Sears Holdings announced yesterday that it currently plans to release financial results for its fiscal 2009 fourth quarter and full year on February 23, 2010, before the market opens. It will be interesting to see how their year ends.
So far though, their performance has been dismal. If you had invested a $100 in Sears in 2005, you would have lost three-quarters of that money by January 2009. The chart below is from SHLD’s form 10-K for the year ending Jan, 2009.
Since the merger of Sears with K-mart, Sears Holdings has charted out a plan for the merged retailer that focuses away from their brick-and-mortar stores. The strategy by itself may not be without merit, however, the planning and execution seems to be poor.
There is generally a lot of advantages that a conventional retailer can leverage when shifting their focus to online retailing. In fact, there is much more opportunity in a multi-channel retail environment rather than a single channel for retailers with broad assortments. A multi-channel retailer has the opportunity of presenting multiple ways for the customer to interact with them with each interaction having the potential for a sale. A multi-channel retailer also has the opportunity consolidate all their merchandising and supply chain assets to further reduce their owns costs to serve the end-customer whether that customer chooses to interact through an online, store, catalog, kiosk, or even a multitude of channels for a single interaction. This opportunity is lost for a retailer who is completely online – after all, you can’t buy a Kindle from Amazon and go return at a store if you did not like it. There are definite advantages associated with each of the channels and they can be leveraged through technology enabled processes that allows the customer to have a pleasant cross-channel experience and allows the corporation to spread the costs.
This seems to be a point totally lost on SHLD. The reduced investments in the stores have practically choked off customer interest/loyalty in a brand that was build over a very long time. The general message boards are abuzz with unhappy customers – the situation is very similar to the time at The Home Depot when Nardelli took over and cut all investments in stores and drastically reduced the number of associates on the floor in his effort to trim all possible expenses. Sears seems to be following a similar track. SHLD did take a leaf from Wal-mart and has started some amount of customer-facing integration between the online and retail channels, so that the customers can buy online, pick-up at a store, return an online purchase to a store, etc. It would work well if the stores were actually equipped to handle this, which requires adequate systems and people support – otherwise why would you direct your online channel customers to your stores if a pleasant interaction cannot be guaranteed? The reduced investments in the stores are bound to affect the cross-channel customer experience making it a questionable strategy.
Second, SHLD investments simply don’t seem to be aligned with their strategy.

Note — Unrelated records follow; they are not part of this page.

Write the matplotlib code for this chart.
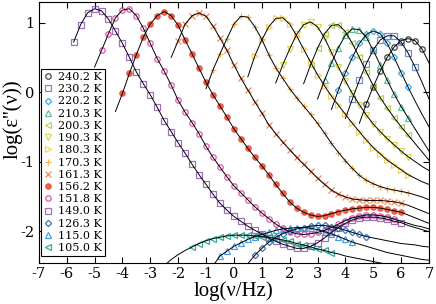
import matplotlib
matplotlib.use('Agg')
import matplotlib.pyplot as plt

plt.rcParams['font.family'] = ['DejaVu Serif']
plt.rcParams['axes.unicode_minus'] = False

# log10 frequency grid of the spectra
logf = [-6.0, -5.75, -5.5, -5.25, -5.0, -4.75, -4.5, -4.25, -4.0, -3.75, -3.5,
        -3.25, -3.0, -2.75, -2.5, -2.25, -2.0, -1.75, -1.5, -1.25, -1.0, -0.75,
        -0.5, -0.25, 0.0, 0.25, 0.5, 0.75, 1.0, 1.25, 1.5, 1.75, 2.0, 2.25, 2.5,
        2.75, 3.0, 3.25, 3.5, 3.75, 4.0, 4.25, 4.5, 4.75, 5.0, 5.25, 5.5, 5.75,
        6.0, 6.25, 6.5, 6.75, 7.0]

labels = ['240.2 K', '230.2 K', '220.2 K', '210.3 K', '200.3 K', '190.3 K',
          '180.3 K', '170.3 K', '161.3 K', '156.2 K', '151.8 K', '149.0 K',
          '126.3 K', '115.0 K', '105.0 K']

# log eps'' along the grid, first value at line_start
y240 = [-0.45, -0.17, 0.08, 0.3, 0.5, 0.65, 0.74, 0.77, 0.74, 0.62, 0.42]
y230 = [-0.38, -0.1, 0.17, 0.41, 0.61, 0.75, 0.81, 0.81, 0.72, 0.56, 0.36, 0.14, -0.1]
y220 = [-0.25, 0.03, 0.28, 0.5, 0.7, 0.83, 0.88, 0.84, 0.7, 0.5, 0.28, 0.07, -0.13,
        -0.32, -0.5]
y210 = [-0.1, 0.17, 0.42, 0.64, 0.82, 0.91, 0.9, 0.79, 0.6, 0.39, 0.17, -0.03, -0.21,
        -0.37, -0.53, -0.69, -0.85]
y200 = [0.12, 0.39, 0.63, 0.84, 0.96, 0.97, 0.87, 0.7, 0.5, 0.29, 0.09, -0.08, -0.23,
        -0.37, -0.5, -0.62, -0.74, -0.86, -0.98]
y190 = [0.13, 0.39, 0.62, 0.83, 0.97, 1.01, 0.94, 0.78, 0.57, 0.36, 0.16, -0.02,
        -0.18, -0.33, -0.46, -0.57, -0.67, -0.76, -0.85, -0.93, -1.0, -1.07, -1.13]
y180 = [0.22, 0.52, 0.75, 0.94, 1.06, 1.07, 0.98, 0.81, 0.62, 0.43, 0.25, 0.09,
        -0.06, -0.19, -0.32, -0.45, -0.57, -0.69, -0.8, -0.89, -0.98, -1.05, -1.12,
        -1.19, -1.24, -1.29, -1.33]
y170 = [0.05, 0.32, 0.55, 0.77, 0.98, 1.09, 1.08, 0.94, 0.76, 0.54, 0.35, 0.2, 0.05,
        -0.08, -0.2, -0.32, -0.45, -0.59, -0.74, -0.87, -0.99, -1.1, -1.2, -1.27,
        -1.32, -1.36, -1.39, -1.41, -1.43, -1.45, -1.48, -1.51, -1.55]
y161 = [0.5, 0.74, 0.98, 1.1, 1.14, 1.09, 0.95, 0.78, 0.6, 0.39, 0.2, 0.03, -0.14,
        -0.3, -0.47, -0.6, -0.72, -0.83, -0.94, -1.04, -1.14, -1.24, -1.33, -1.41,
        -1.47, -1.51, -1.54, -1.55, -1.56, -1.56, -1.56, -1.57, -1.58, -1.6, -1.63,
        -1.67, -1.71, -1.75]
y156 = [-0.28, -0.02, 0.27, 0.54, 0.79, 0.98, 1.1, 1.16, 1.1, 0.96, 0.75, 0.55, 0.34,
        0.14, -0.04, -0.2, -0.36, -0.53, -0.67, -0.81, -0.94, -1.06, -1.19, -1.33,
        -1.46, -1.58, -1.67, -1.73, -1.77, -1.79, -1.78, -1.75, -1.72, -1.7, -1.68,
        -1.67, -1.66, -1.66, -1.67, -1.69, -1.71, -1.73, -1.77, -1.81, -1.85, -1.89]
y151 = [0.36, 0.6, 0.84, 1.07, 1.18, 1.2, 1.1, 0.92, 0.7, 0.48, 0.3, 0.1, -0.12,
        -0.29, -0.44, -0.6, -0.78, -0.94, -1.08, -1.22, -1.35, -1.45, -1.55, -1.65,
        -1.74, -1.82, -1.9, -1.96, -2.01, -2.04, -2.05, -2.04, -2.02, -1.99, -1.95,
        -1.9, -1.85, -1.81, -1.79, -1.77, -1.77, -1.78, -1.8, -1.83, -1.86, -1.89,
        -1.92, -1.94, -1.97]
y149 = [0.72, 0.97, 1.14, 1.2, 1.17, 1.05, 0.88, 0.7, 0.5, 0.29, 0.12, -0.04, -0.22,
        -0.41, -0.57, -0.73, -0.88, -1.04, -1.19, -1.33, -1.47, -1.6, -1.7, -1.79,
        -1.86, -1.93, -1.99, -2.04, -2.1, -2.15, -2.19, -2.22, -2.25, -2.25, -2.22,
        -2.17, -2.1, -2.02, -1.95, -1.89, -1.84, -1.81, -1.8, -1.8, -1.81, -1.83,
        -1.86, -1.88, -1.92, -1.95, -1.98, -2.01]
y126 = [-2.47, -2.35, -2.25, -2.16, -2.09, -2.04, -2.0, -1.97, -1.95, -1.93, -1.92,
        -1.92, -1.94, -1.96, -1.99, -2.02, -2.05, -2.08, -2.1, -2.12, -2.14, -2.16,
        -2.18, -2.19, -2.2, -2.22, -2.23]
y115 = [-2.5, -2.36, -2.29, -2.22, -2.17, -2.12, -2.08, -2.05, -2.02, -1.99, -1.97,
        -1.96, -1.95, -1.95, -1.96, -1.98, -2.01, -2.04, -2.08, -2.12, -2.16, -2.19,
        -2.22, -2.25, -2.28, -2.31, -2.33, -2.35, -2.37, -2.39, -2.41, -2.42]
y105 = [-2.5, -2.41, -2.34, -2.28, -2.23, -2.18, -2.14, -2.11, -2.09, -2.07, -2.06,
        -2.06, -2.06, -2.07, -2.08, -2.09, -2.11, -2.13, -2.15, -2.18, -2.2, -2.23,
        -2.26, -2.28, -2.31, -2.33, -2.36, -2.38, -2.4, -2.42, -2.44, -2.46, -2.48,
        -2.5]

eps = [y240, y230, y220, y210, y200, y190, y180, y170, y161, y156, y151, y149,
       y126, y115, y105]
line_start = [4.5, 4.0, 3.5, 3.0, 2.5, 1.5, 0.5, -1.0, -2.25, -4.25, -5.0, -5.75,
              0.5, -0.75, -2.5]
data_lo = [4.75, 4.25, 3.75, 3.25, 2.75, 1.75, 0.75, -0.75, -2.0, -4.0, -4.75, -5.75,
           0.75, -0.5, -1.5]
data_hi = [6.75, 6.5, 6.25, 6.25, 6.25, 6.25, 6.25, 6.25, 6.0, 6.0, 5.75, 6.0,
           4.75, 4.25, 3.5]

markers = ['o', 's', 'D', '^', '<', 'v', '>', '+', 'x', 'o', 'o', 's', 'D', '^', '<']
colors = ['#222222', '#5a7fc4', '#1f9be0', '#45b48e', '#a9c841', '#d6d23c',
          '#f7c940', '#f7a231', '#f0763c', '#ea4a32', '#d93a9c', '#9058b0',
          '#1f5fae', '#2a8ee0', '#159c82']

fig = plt.figure(figsize=(4.36, 3.04), dpi=100)
ax = fig.add_axes([0.089, 0.135, 0.895, 0.858])

for ys, x0, lo, hi, m, c, lab in zip(eps, line_start, data_lo, data_hi,
                                      markers, colors, labels):
    i0 = logf.index(x0)
    xs = logf[i0:i0 + len(ys)]
    ax.plot(xs, ys, color='black', lw=0.7, zorder=3)
    xd = [x for x in xs if lo <= x <= hi]
    yd = [y for x, y in zip(xs, ys) if lo <= x <= hi]
    face = c if lab == '156.2 K' else 'none'
    ms = 3.2 if m == 'D' else 3.9
    ax.plot(xd, yd, ls='none', marker=m, ms=ms, mfc=face, mec=c, mew=0.9,
            alpha=0.85, label=lab, zorder=2)

ax.set_xlim(-7, 7)
ax.set_ylim(-2.46, 1.295)
ax.set_xticks(range(-7, 8))
ax.set_yticks([-2, -1, 0, 1])
ax.tick_params(direction='in', top=True, right=True, length=4, width=0.8,
               labelsize=10.5, pad=3)
for s in ax.spines.values():
    s.set_linewidth(0.8)

ax.set_xlabel('log(ν/Hz)', fontsize=15, labelpad=0, family='Liberation Serif')
ax.set_ylabel("log(ε''(ν))", fontsize=15, family='Liberation Serif')
ax.yaxis.set_label_coords(-0.042, 0.55)

leg = ax.legend(loc='lower left', bbox_to_anchor=(0.006, 0.025), fontsize=8,
                handlelength=0.7, handletextpad=0.5, labelspacing=0.2,
                borderpad=0.3, borderaxespad=0, fancybox=False, framealpha=1,
                edgecolor='black')
leg.get_frame().set_linewidth(0.8)

fig.savefig('out.png', dpi=100)
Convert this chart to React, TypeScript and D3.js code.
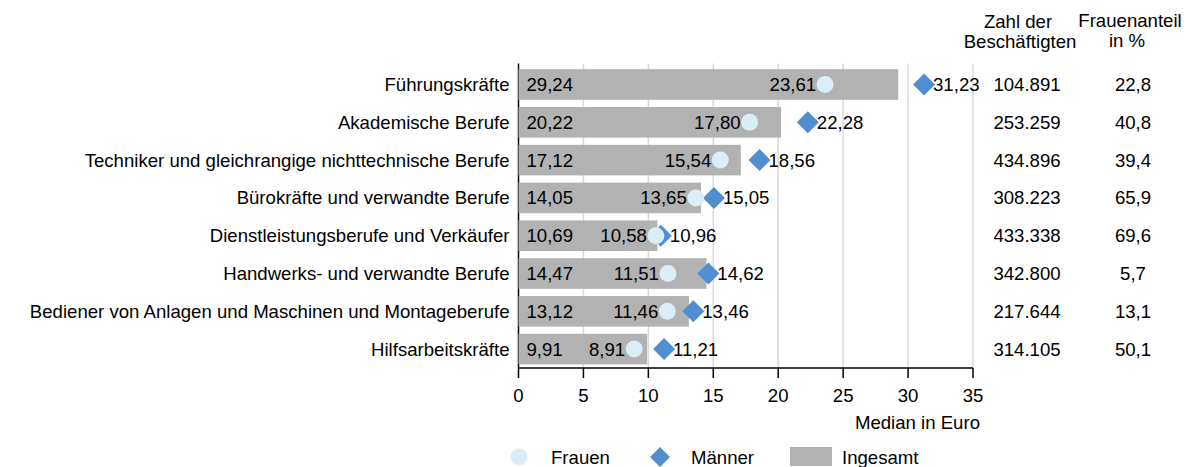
import React from "react";
import * as d3 from "d3";

const categories = [
  "Führungskräfte",
  "Akademische Berufe",
  "Techniker und gleichrangige nichttechnische Berufe",
  "Bürokräfte und verwandte Berufe",
  "Dienstleistungsberufe und Verkäufer",
  "Handwerks- und verwandte Berufe",
  "Bediener von Anlagen und Maschinen und Montageberufe",
  "Hilfsarbeitskräfte",
];
const frauen = [23.61, 17.8, 15.54, 13.65, 10.58, 11.51, 11.46, 8.91];
const maenner = [31.23, 22.28, 18.56, 15.05, 10.96, 14.62, 13.46, 11.21];
const gesamt = [29.24, 20.22, 17.12, 14.05, 10.69, 14.47, 13.12, 9.91];
const beschaeftigte = ["104.891", "253.259", "434.896", "308.223", "433.338", "342.800", "217.644", "314.105"];
const frauenanteil = ["22,8", "40,8", "39,4", "65,9", "69,6", "5,7", "13,1", "50,1"];
const xTicks = [0, 5, 10, 15, 20, 25, 30, 35];

const W = 1189;
const H = 467;
const FONT = "'Liberation Sans', Arial, Helvetica, sans-serif";
const C_BAR = "#b2b2b2";
const C_F = "#d9eef6";
const C_M = "#4f8fcf";
const fmt = (v: number) => v.toFixed(2).replace(".", ",");

export default function App() {
  const x = d3.scaleLinear().domain([0, 35]).range([518.5, 973]);
  const y = d3
    .scaleBand<string>()
    .domain(categories)
    .range([65.6, 368])
    .paddingInner(0.19)
    .paddingOuter(0.095);
  const bw = y.bandwidth();
  const cy = (i: number) => (y(categories[i]) as number) + bw / 2;
  const diamond = (cx: number, c: number, r: number) =>
    `M${cx},${c - r}L${cx + r},${c}L${cx},${c + r}L${cx - r},${c}Z`;
  const top = 65.6;
  const axisY = 368;
  const fs = 18.6;

  return (
    <svg
      width={W}
      height={H}
      style={{ position: "absolute", left: 0, top: 0, display: "block" }}
      fontFamily={FONT}
    >
      <rect width={W} height={H} fill="#fff" />
      {/* gridlines */}
      {xTicks.slice(1).map((t) => (
        <line key={t} x1={x(t)} x2={x(t)} y1={top - 2} y2={axisY} stroke="#d9d9d9" strokeWidth={1.5} />
      ))}
      {/* y axis line */}
      <line x1={x(0)} x2={x(0)} y1={top - 2} y2={axisY} stroke="#000" strokeWidth={1.5} />
      {/* bars */}
      {categories.map((c, i) => (
        <rect key={c} x={x(0)} y={y(c)} width={x(gesamt[i]) - x(0)} height={bw} fill={C_BAR} />
      ))}
      {/* diamonds */}
      {categories.map((c, i) => (
        <path key={c} d={diamond(x(maenner[i]), cy(i), 11)} fill={C_M} />
      ))}
      {/* circles */}
      {categories.map((c, i) => (
        <circle key={c} cx={x(frauen[i])} cy={cy(i)} r={8.5} fill={C_F} />
      ))}
      {/* labels */}
      {categories.map((c, i) => (
        <g key={c} fontSize={fs} fill="#000">
          <text x={x(0) - 9} y={cy(i)} dy="0.35em" textAnchor="end">{c}</text>
          <text x={x(0) + 8} y={cy(i)} dy="0.35em">{fmt(gesamt[i])}</text>
          <text x={x(frauen[i]) - 9} y={cy(i)} dy="0.35em" textAnchor="end">{fmt(frauen[i])}</text>
          <text x={x(maenner[i]) + 9} y={cy(i)} dy="0.35em">{fmt(maenner[i])}</text>
          <text x={1027} y={cy(i)} dy="0.35em" textAnchor="middle">{beschaeftigte[i]}</text>
          <text x={1133} y={cy(i)} dy="0.35em" textAnchor="middle">{frauenanteil[i]}</text>
        </g>
      ))}
      {/* x axis */}
      <line x1={x(0)} x2={x(35)} y1={axisY} y2={axisY} stroke="#000" strokeWidth={1.5} />
      {xTicks.map((t) => (
        <g key={t}>
          <line x1={x(t)} x2={x(t)} y1={axisY} y2={axisY + 10} stroke="#000" strokeWidth={1.5} />
          <text x={x(t)} y={402} fontSize={fs} textAnchor="middle">{t}</text>
        </g>
      ))}
      <text x={980} y={429} fontSize={fs} textAnchor="end">Median in Euro</text>
      {/* header */}
      <g fontSize={fs} textAnchor="middle">
        <text x={1018} y={28}>Zahl der</text>
        <text x={1020} y={48}>Beschäftigten</text>
        <text x={1130} y={27}>Frauenanteil</text>
        <text x={1127} y={47}>in %</text>
      </g>
      {/* legend */}
      <g fontSize={fs}>
        <circle cx={519} cy={457} r={8.5} fill={C_F} />
        <text x={551} y={457} dy="0.35em">Frauen</text>
        <path d={diamond(660, 457, 10)} fill={C_M} />
        <text x={691} y={457} dy="0.35em">Männer</text>
        <rect x={790} y={447} width={42} height={19} fill={C_BAR} />
        <text x={842} y={457} dy="0.35em">Ingesamt</text>
      </g>
    </svg>
  );
}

Unlike the traditional retail, where human interaction can hide a lot of process imperfections, successful online retail depends heavily on well deployed processes. These processes not only substitute the human interaction in most situations, but are also largely responsible for reduced cost overheads through automation and technology. This requires large capital investments. While the customer facing processes like product catalogs, web-based order management are important, the back-end order-fulfillment and execution processes are the ones that can make-or-break an online retail experience for the customer. Finally, the supply chain processes for planning, replenishment, and distribution directly affect the competitiveness and hence the profitability of the operations.
All of this requires targeted capital investments in the supply chain and fulfillment technologies. Retail industry, in general, lags in such investments. When you compare SHLD with its usual completion, the picture looks even bleaker: Wal-mart spends close to 1% of its revenues on information technology and Target spends around 1.5%, and it accounts for almost 25% of all their total capital investments into technology. Given their revenues, these numbers are huge and reflect these companies’ commitment in investing in technology as a competitive advantage. While SHLD does not provide specific break-up of their capital investment in technology, assuming that the same 25% of their total capital investments goes into technology, SHLD’s technology investments dwarf to only a ¼% of their revenues. In 2008, these investments look like these: $2.7B for Wal-mart, over a billion dollars for Target, and a paltry $127M for Sears (SHLD 10-K reports total capital investments of $508M without specifying the break-up, we assumed 25% of total was spent on technology, which is in line with the ratio for Wal-mart & Target). This just does not seem to be enough to create a brand-new online force in retail, given the fact that neither Sears not K-mart has ever been a leader in supply chain or merchandising technologies, which means SHLD must start building these capabilities from relatively low levels of capabilities.
While their share price has recovered substantially during 2009, partly due to the management’s decision to repurchase $500M of shares, it will be interesting to see how the year closes on February 23 on their revenues (which are still shrinking) and income which were just over 1/10 of a percent in 2008!